→ Instructions for the task
Go through the listing and return every line with "this" in it.

→ Data extract

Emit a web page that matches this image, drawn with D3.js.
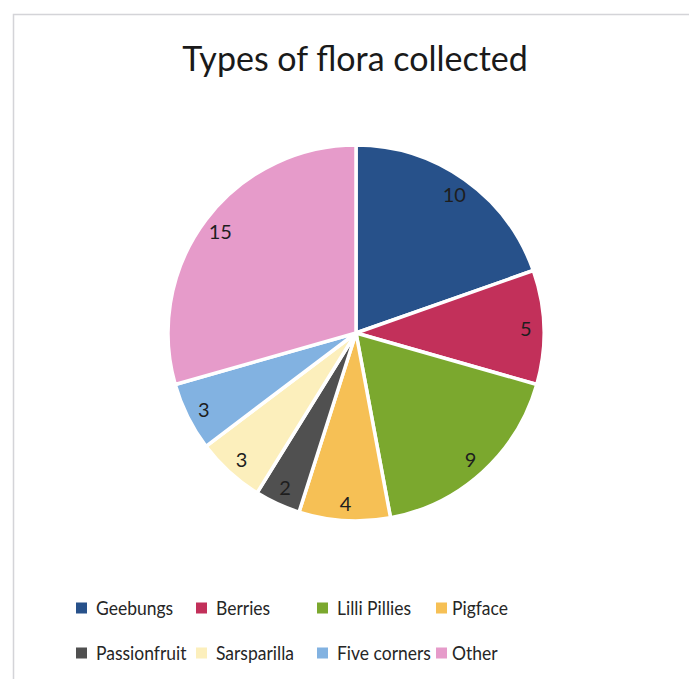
<!DOCTYPE html>
<html>
<head>
<meta charset="utf-8">
<script src="https://cdn.jsdelivr.net/npm/d3@7"></script>
<style>
  html, body { margin: 0; padding: 0; background: #fff; }
  svg { display: block; }
</style>
</head>
<body>
<svg id="chart" width="689" height="679"></svg>
<script>
// ---- data ----
const categories = ["Geebungs", "Berries", "Lilli Pillies", "Pigface", "Passionfruit", "Sarsparilla", "Five corners", "Other"];
const values = [10, 5, 9, 4, 2, 3, 3, 15];
const colors = ["#27518a", "#c2305a", "#7ba82e", "#f6c055", "#505050", "#fcefbc", "#82b2e1", "#e69bca"];
const title = "Types of flora collected";

// ---- layout ----
const W = 689, H = 679;
const cx = 356, cy = 333, R = 188;
const font = "Lato, 'Open Sans', 'DejaVu Sans', sans-serif";

const svg = d3.select("#chart");
svg.append("rect").attr("width", W).attr("height", H).attr("fill", "#fff");

// chart area border (cropped scan)
svg.append("path")
  .attr("d", `M13.5,${H + 5} L13.5,14.5 L${W + 5},14.5`)
  .attr("fill", "none").attr("stroke", "#d4d4d8").attr("stroke-width", 1.5);

// title
svg.append("text")
  .attr("x", 355).attr("y", 71)
  .attr("text-anchor", "middle")
  .attr("font-family", font).attr("font-size", 34)
  .attr("fill", "#1a1a1a")
  .text(title);

const data = categories.map((c, i) => ({ name: c, value: values[i], color: colors[i] }));
const pie = d3.pie().value(d => d.value).sort(null);
const arcs = pie(data);
const arc = d3.arc().innerRadius(0).outerRadius(R);
const labelArc = d3.arc().innerRadius(170).outerRadius(170);

const g = svg.append("g").attr("transform", `translate(${cx},${cy})`);
g.selectAll("path.slice").data(arcs).join("path")
  .attr("class", "slice")
  .attr("d", arc)
  .attr("fill", d => d.data.color)
  .attr("stroke", "#fff")
  .attr("stroke-width", 3.5)
  .attr("stroke-linejoin", "round");

g.selectAll("text.lbl").data(arcs).join("text")
  .attr("class", "lbl")
  .attr("transform", d => `translate(${labelArc.centroid(d)})`)
  .attr("text-anchor", "middle")
  .attr("dominant-baseline", "central")
  .attr("font-family", font).attr("font-size", 20)
  .attr("fill", "#1e1e1e")
  .text(d => d.data.value);

// legend: 4 columns x 2 rows
const colX = [76, 196, 317, 436];
const rowY = [608, 653];
const lg = svg.append("g");
const items = lg.selectAll("g.item").data(data).join("g")
  .attr("class", "item")
  .attr("transform", (d, i) => `translate(${colX[i % 4]},${rowY[Math.floor(i / 4)]})`);
items.append("rect")
  .attr("x", 0).attr("y", -5.5).attr("width", 11).attr("height", 11)
  .attr("fill", d => d.color);
items.append("text")
  .attr("x", (d, i) => (i % 4 === 3 ? 16 : 20))
  .attr("y", 0)
  .attr("dominant-baseline", "central")
  .attr("font-family", font).attr("font-size", 17.5)
  .attr("transform", "scale(1,1.08)")
  .attr("fill", "#262626")
  .text(d => d.name);
</script>
</body>
</html>
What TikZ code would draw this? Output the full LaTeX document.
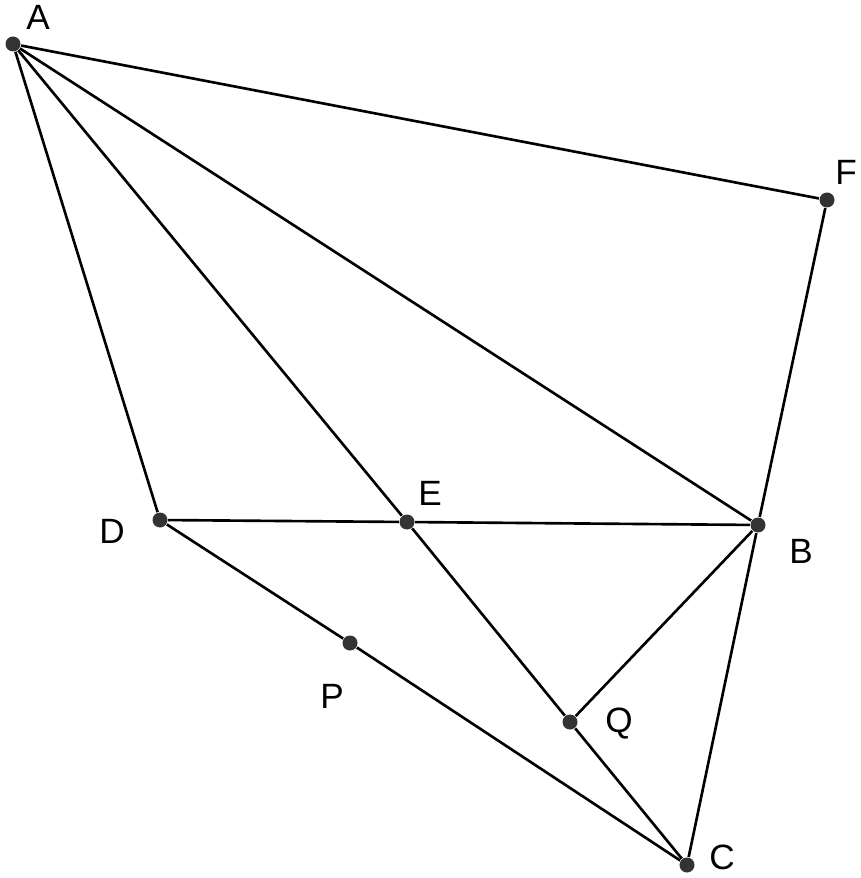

→ Task result
Emit a web page that matches this image, drawn with D3.js.
What TikZ code would draw this? Output the full LaTeX document.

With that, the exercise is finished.